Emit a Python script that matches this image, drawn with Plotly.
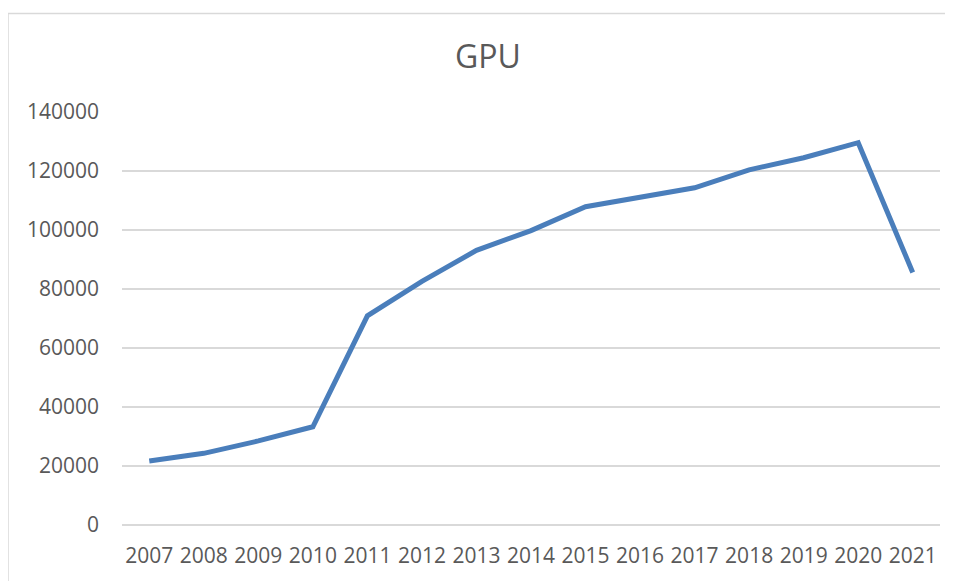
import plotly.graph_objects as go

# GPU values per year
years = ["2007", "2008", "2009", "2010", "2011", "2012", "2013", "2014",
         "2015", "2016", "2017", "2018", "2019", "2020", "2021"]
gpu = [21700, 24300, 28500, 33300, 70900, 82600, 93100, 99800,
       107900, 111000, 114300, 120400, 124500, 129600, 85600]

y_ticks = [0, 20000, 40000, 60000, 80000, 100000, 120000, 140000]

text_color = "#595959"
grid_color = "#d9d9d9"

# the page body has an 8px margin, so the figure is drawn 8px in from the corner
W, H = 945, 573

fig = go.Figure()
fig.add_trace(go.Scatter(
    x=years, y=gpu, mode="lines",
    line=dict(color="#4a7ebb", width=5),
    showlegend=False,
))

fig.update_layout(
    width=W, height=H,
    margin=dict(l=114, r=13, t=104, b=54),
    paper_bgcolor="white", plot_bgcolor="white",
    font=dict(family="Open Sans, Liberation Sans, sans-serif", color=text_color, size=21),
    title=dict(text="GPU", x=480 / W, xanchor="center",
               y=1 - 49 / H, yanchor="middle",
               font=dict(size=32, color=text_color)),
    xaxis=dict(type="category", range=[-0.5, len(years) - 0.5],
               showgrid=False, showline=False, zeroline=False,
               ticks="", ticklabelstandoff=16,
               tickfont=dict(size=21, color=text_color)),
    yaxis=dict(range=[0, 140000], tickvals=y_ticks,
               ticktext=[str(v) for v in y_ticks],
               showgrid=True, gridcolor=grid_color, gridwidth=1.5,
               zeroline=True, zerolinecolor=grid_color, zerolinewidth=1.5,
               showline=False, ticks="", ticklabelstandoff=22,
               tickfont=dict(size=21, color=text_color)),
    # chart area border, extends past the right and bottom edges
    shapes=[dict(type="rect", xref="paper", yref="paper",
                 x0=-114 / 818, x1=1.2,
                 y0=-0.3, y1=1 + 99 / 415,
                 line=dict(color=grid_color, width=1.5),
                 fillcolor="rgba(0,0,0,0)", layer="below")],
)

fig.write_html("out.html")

*Short problem:*
Restate the data above word for word. Skip every picture.

*Response to the exercise:*
Emit a Python script that matches this image, drawn with Plotly.
import plotly.graph_objects as go

# GPU values per year
years = ["2007", "2008", "2009", "2010", "2011", "2012", "2013", "2014",
         "2015", "2016", "2017", "2018", "2019", "2020", "2021"]
gpu = [21700, 24300, 28500, 33300, 70900, 82600, 93100, 99800,
       107900, 111000, 114300, 120400, 124500, 129600, 85600]

y_ticks = [0, 20000, 40000, 60000, 80000, 100000, 120000, 140000]

text_color = "#595959"
grid_color = "#d9d9d9"

# the page body has an 8px margin, so the figure is drawn 8px in from the corner
W, H = 945, 573

fig = go.Figure()
fig.add_trace(go.Scatter(
    x=years, y=gpu, mode="lines",
    line=dict(color="#4a7ebb", width=5),
    showlegend=False,
))

fig.update_layout(
    width=W, height=H,
    margin=dict(l=114, r=13, t=104, b=54),
    paper_bgcolor="white", plot_bgcolor="white",
    font=dict(family="Open Sans, Liberation Sans, sans-serif", color=text_color, size=21),
    title=dict(text="GPU", x=480 / W, xanchor="center",
               y=1 - 49 / H, yanchor="middle",
               font=dict(size=32, color=text_color)),
    xaxis=dict(type="category", range=[-0.5, len(years) - 0.5],
               showgrid=False, showline=False, zeroline=False,
               ticks="", ticklabelstandoff=16,
               tickfont=dict(size=21, color=text_color)),
    yaxis=dict(range=[0, 140000], tickvals=y_ticks,
               ticktext=[str(v) for v in y_ticks],
               showgrid=True, gridcolor=grid_color, gridwidth=1.5,
               zeroline=True, zerolinecolor=grid_color, zerolinewidth=1.5,
               showline=False, ticks="", ticklabelstandoff=22,
               tickfont=dict(size=21, color=text_color)),
    # chart area border, extends past the right and bottom edges
    shapes=[dict(type="rect", xref="paper", yref="paper",
                 x0=-114 / 818, x1=1.2,
                 y0=-0.3, y1=1 + 99 / 415,
                 line=dict(color=grid_color, width=1.5),
                 fillcolor="rgba(0,0,0,0)", layer="below")],
)

fig.write_html("out.html")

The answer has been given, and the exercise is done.